What are project dependencies?
Project management dependencies play an important role in project planning as they define the relationship between tasks or activities. To be more specific, the relationship that determines the order in which tasks are carried out. Each task requires an input from other tasks to be completed and thus there are several logical sequences to a task making them all dependent on each other.
When managing small projects, the dependency relationships are relatively simple too. But when complex projects are on your plate, carefully monitoring the dependencies throughout the project and communicating them to the team is very important as getting a dependency wrong usually causes delays.
Project management dependencies
Many sources (PMI included), identify 4 types of dependencies that can exist in a project workflow:
- Mandatory dependencies – also called hard logic dependencies and they’re legally or contractually required.
- Discretionary dependencies – also called soft logic requirements. Activities may be influenced by team preferences, best practices, or conventions.
- Internal dependencies – refer to relations between different activities within a project.
- External dependencies – refer to an input from an outside source which is required before a task can start.
Tasks relationship types
In the relationship between tasks (also called tasks dependencies), there are always predecessors and successors. When you create a dependency line between several tasks, always start with the predecessor as it establishes the start date of its successor task. And bear in mind that a task can have multiple predecessors and / or multiple successors.

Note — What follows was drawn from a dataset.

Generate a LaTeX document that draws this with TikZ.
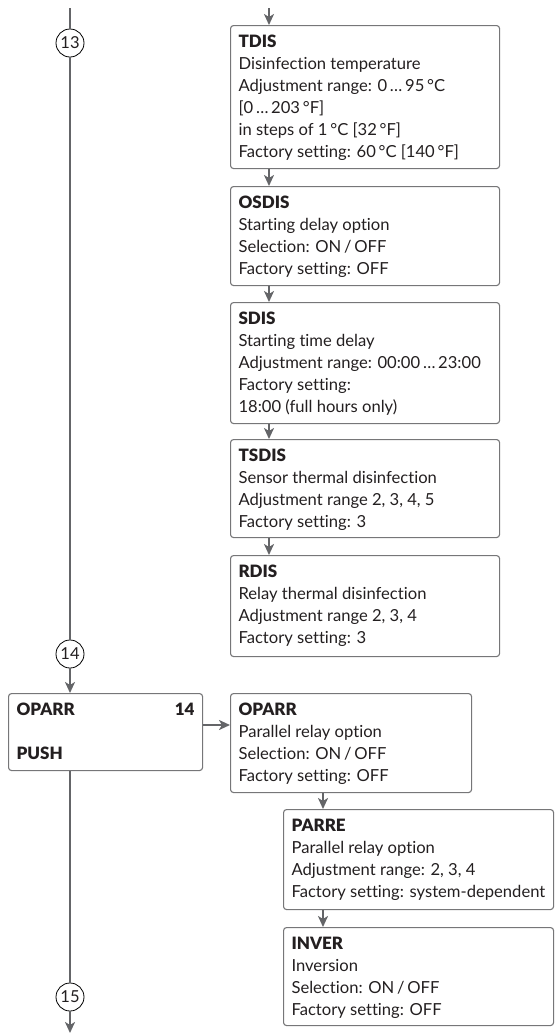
\documentclass[tikz,border=0pt]{standalone}
\usepackage{fontspec}
\setmainfont{Lato}[Ligatures=NoCommon]
\newfontface\ttlfont{Lato Black}
\usetikzlibrary{arrows.meta}
\definecolor{flowgray}{RGB}{100,101,104}
\definecolor{boxgray}{RGB}{118,118,120}
\definecolor{txt}{RGB}{35,31,32}
\newcommand{\boxcontent}[3]{\parbox[t][#2][t]{#1}{\raggedright\strut #3}}
\newcommand{\ttl}[1]{{\fontsize{17}{22}\ttlfont #1}}
\tikzset{
  infobox/.style={draw=boxgray, line width=1.1pt, rounded corners=3pt, anchor=north west,
    inner xsep=8pt, inner ysep=6.6pt, text=txt, font=\fontsize{16.6}{22}\selectfont},
  flow/.style={draw=flowgray, line width=2pt},
  flowarrow/.style={flow, -{Stealth[length=11pt,width=10pt,inset=3pt]}},
  numcircle/.style={circle, draw=black, line width=0.8pt, fill=white, minimum size=28pt,
    inner sep=0pt, text=txt, font=\fontsize{16.5}{18}\selectfont}
}
\begin{document}
\begin{tikzpicture}[x=1pt,y=-1pt]
\useasboundingbox (0,0) rectangle (555,1034);
% right column boxes
\node[infobox] (tdis) at (230,25) {\boxcontent{253pt}{129.8pt}{\ttl{TDIS}\\
Disinfection temperature\\
Adjustment range: 0\,…\,95\,°C\\
{[}0\,…\,203\,°F]\\
in steps of 1\,°C [32\,°F]\\
Factory setting: 60\,°C [140\,°F]}};
\node[infobox] (osdis) at (230,186) {\boxcontent{253pt}{85.8pt}{\ttl{OSDIS}\\
Starting delay option\\
Selection: ON\,/\,OFF\\
Factory setting: OFF}};
\node[infobox] (sdis) at (230,302) {\boxcontent{253pt}{107.8pt}{\ttl{SDIS}\\
Starting time delay\\
Adjustment range: 00:00\,…\,23:00\\
Factory setting:\\
18:00 (full hours only)}};
\node[infobox] (tsdis) at (230,439) {\boxcontent{253pt}{84.8pt}{\ttl{TSDIS}\\
Sensor thermal disinfection\\
Adjustment range 2, 3, 4, 5\\
Factory setting: 3}};
\node[infobox] (rdis) at (230,555) {\boxcontent{253pt}{87.8pt}{\ttl{RDIS}\\
Relay thermal disinfection\\
Adjustment range 2, 3, 4\\
Factory setting: 3}};
% menu box
\node[infobox] (oparrL) at (8,693) {\boxcontent{178pt}{63.8pt}{\ttl{OPARR}\hfill\ttl{14}\hspace*{5pt}\\[22pt]
\ttl{PUSH}}};
\node[infobox] (oparr) at (230,693) {\boxcontent{225pt}{85.8pt}{\ttl{OPARR}\\
Parallel relay option\\
Selection: ON\,/\,OFF\\
Factory setting: OFF}};
\node[infobox] (parre) at (283,809) {\boxcontent{254pt}{86.8pt}{\ttl{PARRE}\\
Parallel relay option\\
Adjustment range: 2, 3, 4\\
\mbox{Factory setting: system-dependent}}};
\node[infobox] (inver) at (283,927) {\boxcontent{254pt}{84.8pt}{\ttl{INVER}\\
Inversion\\
Selection: ON\,/\,OFF\\
Factory setting: OFF}};
% circles
\node[numcircle] (c13) at (70,43) {13};
\node[numcircle] (c14) at (70,654) {14};
\node[numcircle] (c15) at (70,997) {15};
% coordinates
\coordinate (ltop) at (70,8);
\coordinate (lbot) at (70,1033);
\coordinate (rtop) at (269,8);
\coordinate (px) at (323,0);
\coordinate (hy) at (0,725);
% left flow
\draw[flow] (ltop) -- (c13);
\draw[flow] (c13) -- (c14);
\draw[flowarrow] (c14) -- (c14 |- oparrL.north);
\draw[flow] (oparrL.south -| c14) -- (c15);
\draw[flowarrow] (c15) -- (lbot);
\draw[flowarrow] (oparrL.east |- hy) -- (oparr.west |- hy);
% right flow
\draw[flowarrow] (rtop) -- (rtop |- tdis.north);
\draw[flowarrow] (tdis.south -| rtop) -- (osdis.north -| rtop);
\draw[flowarrow] (osdis.south -| rtop) -- (sdis.north -| rtop);
\draw[flowarrow] (sdis.south -| rtop) -- (tsdis.north -| rtop);
\draw[flowarrow] (tsdis.south -| rtop) -- (rdis.north -| rtop);
\draw[flowarrow] (oparr.south -| px) -- (parre.north -| px);
\draw[flowarrow] (parre.south -| px) -- (inver.north -| px);
\end{tikzpicture}
\end{document}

There are 4 main types of tasks dependencies:
- Finish to start (FS) – predecessor must finish before successor can start – this is the most common dependency.
- Start to start (SS) – predecessor must start before successor can start – this type of relationship allows running multiple tasks at the same time.
- Finish to finish (FF) – predecessor must finish before successor can finish
- Start to finish (SF) – predecessor must start before successor can finish – very rarely used.
Highlight your project tasks dependencies with elapseit
When a project is complex and contains many tasks that depend on the completion of others, it’s quite difficult to manage and analyze the project. That’s why elapseit make it easy for you to create and visualize tasks dependencies and thus to avoid bottlenecks.
Whenever you create a task, you have the possibility to select a dependent task. The relationship type will be given by the tasks start and end dates. For instance, if the new task has to end before the dependent task, then it’s a predecessor. You can check here how to create a task dependency in elapseit.
After creating all dependencies, just go to Gantt views (either Project or People) where all relationships are displayed in your project scheduling. And don’t worry if you missed something when you introduced new task. You can create dependencies directly in the Gantt views. Changes in tasks dependencies can be done here too.
To conclude, setting dependencies between tasks plays an important role in planning and scheduling projects. Don’t skip this step as it might have a huge impact on the project’s success.